Avoid Using Pesticides
No one wants pests on their plants, but many pesticides, herbicides, and other chemical sprays can be lethal to bees. Cut out chemical treatments for your plants—even treatments labeled as organic can still be harmful. There are various natural treatments you can try to keep pests away from your garden or yard. If you are buying new plants for your local bees, make sure the supplier didn’t pre-treat them with insecticides. You can also promote the limit of these chemicals state or nationwide. There are plenty of petitions you can sign that demand regulation to help bees stay healthy and thriving.
Keep A Water Supply
Like all living things, bees need water to stay healthy and productive. They work tirelessly to collect nectar and pollen, and if they can’t find a water source, they can easily become dehydrated. You can help them out by setting up a clean, safe spot for them to rest and get a drink. This can be as pretty and extravagant as a garden pool or fountain, or as simple as a small bowl filled with water. Whatever you do, make sure the water is free of chemicals. It is also a good idea to place stones, twigs, or other places for bees to land on in the water.
Sponsor A Hive
If you don’t have the space or can’t make it to your local farmer’s market, you can still support the bees.
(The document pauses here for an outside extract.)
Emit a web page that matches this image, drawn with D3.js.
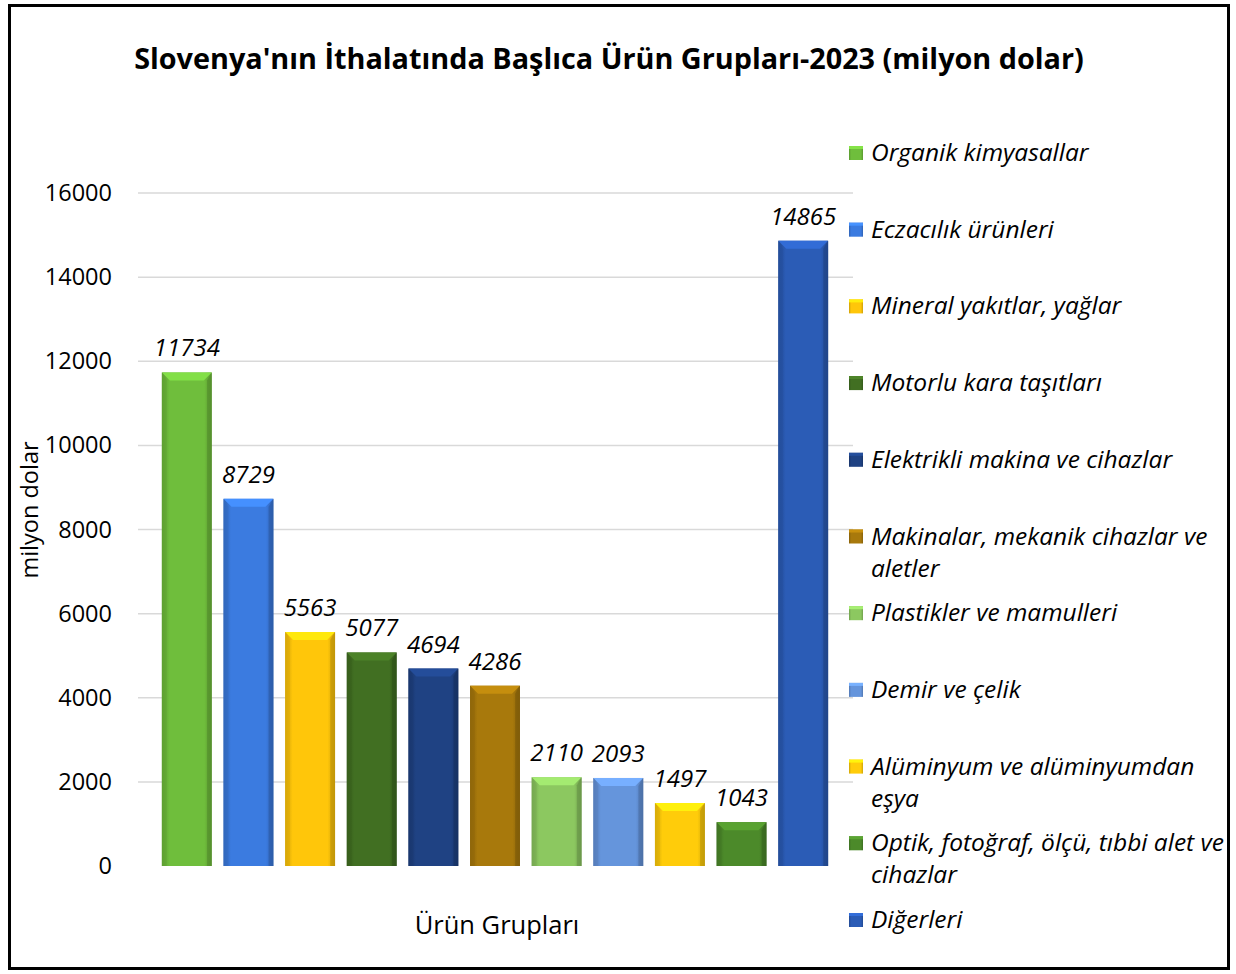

Consider adopting or sponsoring a honey beehive. You can help keep local beekeepers in business even if drought or other complications hit their hives. You can also fund new hive installations in your community or across the country. Not only will you protect the bees, but you will promote a healthy, environmentally friendly practice for your community as well. This is also a great way to boost awareness about the importance of bees and the work your local beekeepers do.
Even though they are beneficial to our environment, bees can still alarm people, especially when we encounter them in large numbers. A honey bee swarm happens when a colony outgrows their hive and makes a mass move to a new home. Even in a swarm, bees aren’t a danger when they are left alone. If you come across a swarm, leave it alone and contact local authorities. They can collect the group and relocate it to a safe, new home.
There are a lot of misconceptions about honey bees. When many people think of bees, they tend to think of gross or creepy insects that sting you and cause a lot of pain. You can get rid of these negative connotations through information, education, and awareness. This will go a long way in protecting bees and the work they do for the environment. Learn more about honey bees and share your knowledge wherever you can. Consider writing articles for the local newsletter or participating in events and fundraisers. The more informed people are, the more likely they will be to help support and preserve their local bee populations.
Start Your Own Hive
Of all the different ways to protect honey bees, becoming a beekeeper is among the most exciting. Providing a safe habitat and caring for a colony is one of the best ways to support bees in your community. It can also result in delicious honey and some side cash for you as your hive grows and prospers. You can buy bees and everything you need to keep them. There is a buzzing community waiting to share your love of honey bees.
No matter where you live or what you do, there is an easy way for you to support your local bee population. If everyone does their part, we all benefit—bees, plants, and people alike.